Officially, BCM  said she had a blowout.

She suddenly veered off the slow lane on the N2 outside East London and was killed by the rolling bush tender. I recall thinking this was the loneliest death.

I vividly recall remember standing in an Mdantsane lounge filled with family mourning her death,while knowing that there was a very different side to the official story. But it was clear that the family did not want to annoy officialdom.

Pictures from the upturned wreckage revealed that the truck was fitted with two different sized rear tyres, one smooth and one with knobbly tread making it two centimetres higher. BCM’s lack of capacity to maintain repair vehicles internally is almost non-existent. Fire fighters do it themselves sometimes. Mostly, the work is outsourced and there’s always some issue with payments and parts being delayed, funnily enough, a point also made in Fire House.

The argument was that the stress of this reckless, dangerous set up caused the rear axle of this hardy vehicle to snap off, sending a wheel spinning into the night.

The landy goughed tar, jacked and rolled across the faster lane and into the grassy island and she was dead.

That was the unofficial inside story, and three years later, it has yet to be officially refuted or disproved. Somewhere there might have been a hearing, a document, a result, a better explanation, but nobody in officialdom is rushing to inform the public.

Telling the stories of fire fighters killed in the line of duty are, from left, Katlego Letsholonyana, Tebogo Machaba and Ryan Dittmann who performed in the Kirsten Harris-directed Fire House.

All of this is to say that Fire House, so brilliantly performed at the festival by Katlego Letsholonyana, Ryan Dittmann and Tebogo Machaba, under the wonderful directorship of Kirsten Harris, is eerily representative of the broader national crisis of fire and fire fighting.

Yes, Knysna is the latest and biggest fire disaster but the even larger crisis which Fire House points out is that of political narcissm — politicians love to use the metaphor of fire in their florid and strident oration. But Fire House makes that point thatwhen real fires are on the go and people, often children, are dying,  the ANC, DA and EFF are nowhere to be seen.

It’s more than that though because the crisis of fire, is one of housing. Specifically, the failures of housing policy.

This is cleverly brought home in Fire House by the soundtrack the horrific noise a fire makes when roars, crackles and thumps its way through shacklands and CBD slum blocks. I have reported on a number of fires, many here in Grahamstown and it is terrifying.

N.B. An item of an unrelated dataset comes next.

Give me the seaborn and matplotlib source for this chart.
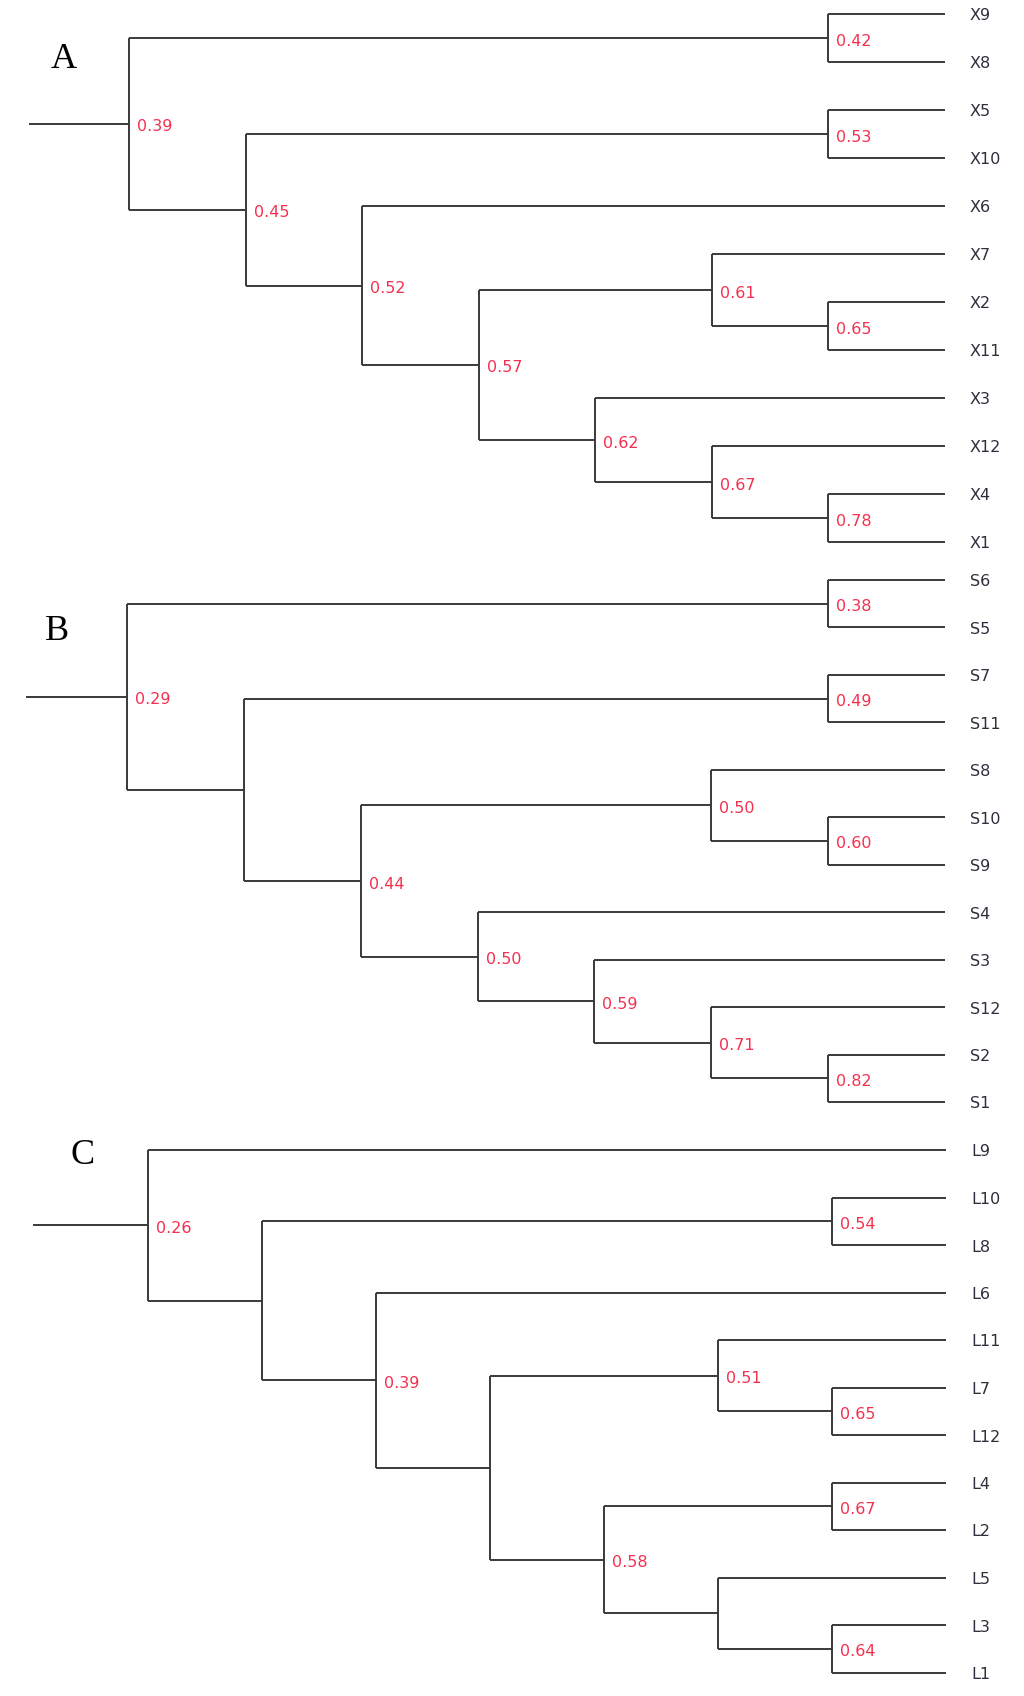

So the decline in CBD blocks and the bloom of shacks is a fire waiting to happen. Add to that our crumbling  fire departments, one of the most obvious sign of corruption, according to Corruption Watch, and we have an fire shitstorm on our hands.

It is painful to hear East London fire fighters say that as a result of this failing, corroded, service, when they get to a shack fire, people are so enraged about the piss poor equipment and the time it takes these overworked, understaffed fire fighters to arrive, that they stone the firefighters.

It is lonely-making in the extreme to visit these stations, to see the bloudraad that keeps once-proud fire engines bound together, and to get a glimpse of the petty and pernicious effing round of officialdom which keeps the service and the firefighters and the public at risk.

Why? Because the money has gone. And when you don’t spend the money, in BCM’s case up to R10-million a month is extracted from ratepayers in the form of an iniquitous “fire levy”, things fall apart and frustration builds.

Now comes a play to the festival which makes the political links and is a damn fine piece of theatre. What’s even more significant is that Fire House is a municipal drama. It says that out there, while national and provincial politicians vacuum up public oxygen, the impact of their BS down on the ground, where the people live, is horrific.

The stories of fire fighters, cops, nurses, social workers, teachers, clerks, the general worker, the government cleaners, the industrial and rural slaves of  this post-apartheid, post-democratic, neo-colonial, and sometimes recolonised order, these stories tell the the bigger story of South Africa and where it is going dreadfully wrong.

TIGHT CREW … Fire House director Kirsten Harris, and actors Ryan Dittman, Tebogo Machaba and Katlego Letsholonyana.

I would hope these are the next generation pieces, but at this point are possibly elbowed aside perhaps by the strident ideological warfare waged by fallists, and disrupters, many of them already on the cusp of pushing through to the next level of the class system. In a few years there is every chance that they will out of the working class and into some bucks. Cool for them, but what about the workers?

It is my hope that plays like Fire House are part of a new generation of theatre-makers who can sweep aside this sudden algal bloom of ideological propaganda and, through creativity and conceptualisation,  help us see what is out there. I want them keep on telling us stories that are urgent and real, and so important for surviving, understanding and imagining the next phase.